___ Exercise inputs

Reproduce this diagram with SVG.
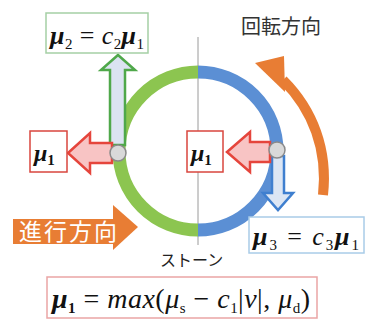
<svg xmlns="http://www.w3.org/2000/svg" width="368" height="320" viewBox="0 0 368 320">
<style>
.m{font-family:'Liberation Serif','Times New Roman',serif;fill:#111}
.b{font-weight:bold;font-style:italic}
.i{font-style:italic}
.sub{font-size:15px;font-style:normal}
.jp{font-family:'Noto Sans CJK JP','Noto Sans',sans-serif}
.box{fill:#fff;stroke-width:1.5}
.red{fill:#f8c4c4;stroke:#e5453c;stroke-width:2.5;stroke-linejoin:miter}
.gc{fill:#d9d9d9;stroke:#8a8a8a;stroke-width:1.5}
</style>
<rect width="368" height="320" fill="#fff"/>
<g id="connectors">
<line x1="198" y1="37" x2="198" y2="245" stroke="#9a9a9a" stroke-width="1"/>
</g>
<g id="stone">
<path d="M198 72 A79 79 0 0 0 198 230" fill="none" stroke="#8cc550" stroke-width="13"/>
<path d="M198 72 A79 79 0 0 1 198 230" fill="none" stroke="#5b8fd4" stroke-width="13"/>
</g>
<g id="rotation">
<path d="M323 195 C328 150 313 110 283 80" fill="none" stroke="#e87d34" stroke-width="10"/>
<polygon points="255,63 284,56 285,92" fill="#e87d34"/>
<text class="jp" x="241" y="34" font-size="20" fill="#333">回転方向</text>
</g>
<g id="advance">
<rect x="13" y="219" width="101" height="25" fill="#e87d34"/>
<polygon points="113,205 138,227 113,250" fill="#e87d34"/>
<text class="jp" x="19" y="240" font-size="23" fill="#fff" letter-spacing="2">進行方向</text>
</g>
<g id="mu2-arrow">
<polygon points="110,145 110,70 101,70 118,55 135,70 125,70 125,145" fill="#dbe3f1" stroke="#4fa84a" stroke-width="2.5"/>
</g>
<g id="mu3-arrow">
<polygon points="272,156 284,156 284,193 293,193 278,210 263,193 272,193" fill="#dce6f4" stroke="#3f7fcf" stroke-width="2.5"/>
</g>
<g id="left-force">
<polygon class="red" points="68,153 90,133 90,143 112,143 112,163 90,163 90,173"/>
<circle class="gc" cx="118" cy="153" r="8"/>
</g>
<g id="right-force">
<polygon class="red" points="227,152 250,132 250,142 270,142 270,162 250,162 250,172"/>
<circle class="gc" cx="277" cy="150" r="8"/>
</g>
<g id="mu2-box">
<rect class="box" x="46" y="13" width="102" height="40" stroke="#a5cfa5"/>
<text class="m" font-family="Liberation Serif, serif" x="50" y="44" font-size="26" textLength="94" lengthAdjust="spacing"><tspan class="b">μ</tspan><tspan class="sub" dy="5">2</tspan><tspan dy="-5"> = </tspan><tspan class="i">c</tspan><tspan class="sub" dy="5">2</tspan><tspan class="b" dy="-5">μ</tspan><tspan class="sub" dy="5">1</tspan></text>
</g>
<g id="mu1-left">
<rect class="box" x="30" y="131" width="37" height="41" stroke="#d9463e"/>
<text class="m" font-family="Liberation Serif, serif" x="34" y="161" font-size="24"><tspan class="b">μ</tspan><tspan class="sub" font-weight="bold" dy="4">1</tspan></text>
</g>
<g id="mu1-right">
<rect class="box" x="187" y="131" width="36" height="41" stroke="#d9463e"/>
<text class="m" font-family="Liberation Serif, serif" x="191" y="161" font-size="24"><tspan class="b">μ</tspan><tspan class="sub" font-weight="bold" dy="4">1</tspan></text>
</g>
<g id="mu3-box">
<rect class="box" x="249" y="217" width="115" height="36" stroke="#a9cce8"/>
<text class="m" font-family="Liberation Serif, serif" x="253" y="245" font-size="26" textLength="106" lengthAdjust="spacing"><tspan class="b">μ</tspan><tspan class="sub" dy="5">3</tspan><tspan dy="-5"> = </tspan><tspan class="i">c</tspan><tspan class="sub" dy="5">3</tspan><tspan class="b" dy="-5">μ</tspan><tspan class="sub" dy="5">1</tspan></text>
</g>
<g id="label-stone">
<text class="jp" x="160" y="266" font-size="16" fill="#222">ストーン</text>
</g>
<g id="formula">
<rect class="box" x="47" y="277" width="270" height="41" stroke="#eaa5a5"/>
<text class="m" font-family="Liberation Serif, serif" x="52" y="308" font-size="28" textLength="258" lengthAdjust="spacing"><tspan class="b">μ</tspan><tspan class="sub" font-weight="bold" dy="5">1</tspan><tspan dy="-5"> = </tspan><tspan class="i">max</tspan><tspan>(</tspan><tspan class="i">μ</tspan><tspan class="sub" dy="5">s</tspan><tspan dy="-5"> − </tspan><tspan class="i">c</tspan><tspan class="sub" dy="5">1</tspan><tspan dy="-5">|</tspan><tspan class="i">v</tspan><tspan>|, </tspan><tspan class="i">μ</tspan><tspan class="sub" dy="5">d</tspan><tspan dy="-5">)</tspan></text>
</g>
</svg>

______
___ Exercise inputs

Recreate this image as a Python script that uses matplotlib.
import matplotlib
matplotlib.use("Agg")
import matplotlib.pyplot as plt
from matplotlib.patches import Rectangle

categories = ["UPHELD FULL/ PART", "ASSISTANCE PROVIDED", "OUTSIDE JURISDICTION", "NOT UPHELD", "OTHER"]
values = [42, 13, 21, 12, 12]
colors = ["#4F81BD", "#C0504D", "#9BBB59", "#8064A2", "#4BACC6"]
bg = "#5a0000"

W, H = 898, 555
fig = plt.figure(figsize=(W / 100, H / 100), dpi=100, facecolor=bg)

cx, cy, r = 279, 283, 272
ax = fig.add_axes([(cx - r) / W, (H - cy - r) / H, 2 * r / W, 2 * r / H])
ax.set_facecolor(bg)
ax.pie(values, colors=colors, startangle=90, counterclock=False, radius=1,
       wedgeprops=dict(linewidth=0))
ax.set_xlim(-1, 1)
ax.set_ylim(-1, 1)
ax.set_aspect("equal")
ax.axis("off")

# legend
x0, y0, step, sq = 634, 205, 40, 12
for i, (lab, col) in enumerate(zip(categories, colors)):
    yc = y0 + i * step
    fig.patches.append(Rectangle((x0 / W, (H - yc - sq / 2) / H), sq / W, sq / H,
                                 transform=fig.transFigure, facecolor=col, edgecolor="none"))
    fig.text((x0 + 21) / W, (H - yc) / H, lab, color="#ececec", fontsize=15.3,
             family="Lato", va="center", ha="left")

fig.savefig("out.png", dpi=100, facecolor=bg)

______

In the material above, locate the line containing "Recreate this image" and the line containing "fig = plt.figure(figsize=(W". Transcribe exactly those two lines and every line between them, and nothing more.

Recreate this image as a Python script that uses matplotlib.
import matplotlib
matplotlib.use("Agg")
import matplotlib.pyplot as plt
from matplotlib.patches import Rectangle

categories = ["UPHELD FULL/ PART", "ASSISTANCE PROVIDED", "OUTSIDE JURISDICTION", "NOT UPHELD", "OTHER"]
values = [42, 13, 21, 12, 12]
colors = ["#4F81BD", "#C0504D", "#9BBB59", "#8064A2", "#4BACC6"]
bg = "#5a0000"

W, H = 898, 555
fig = plt.figure(figsize=(W / 100, H / 100), dpi=100, facecolor=bg)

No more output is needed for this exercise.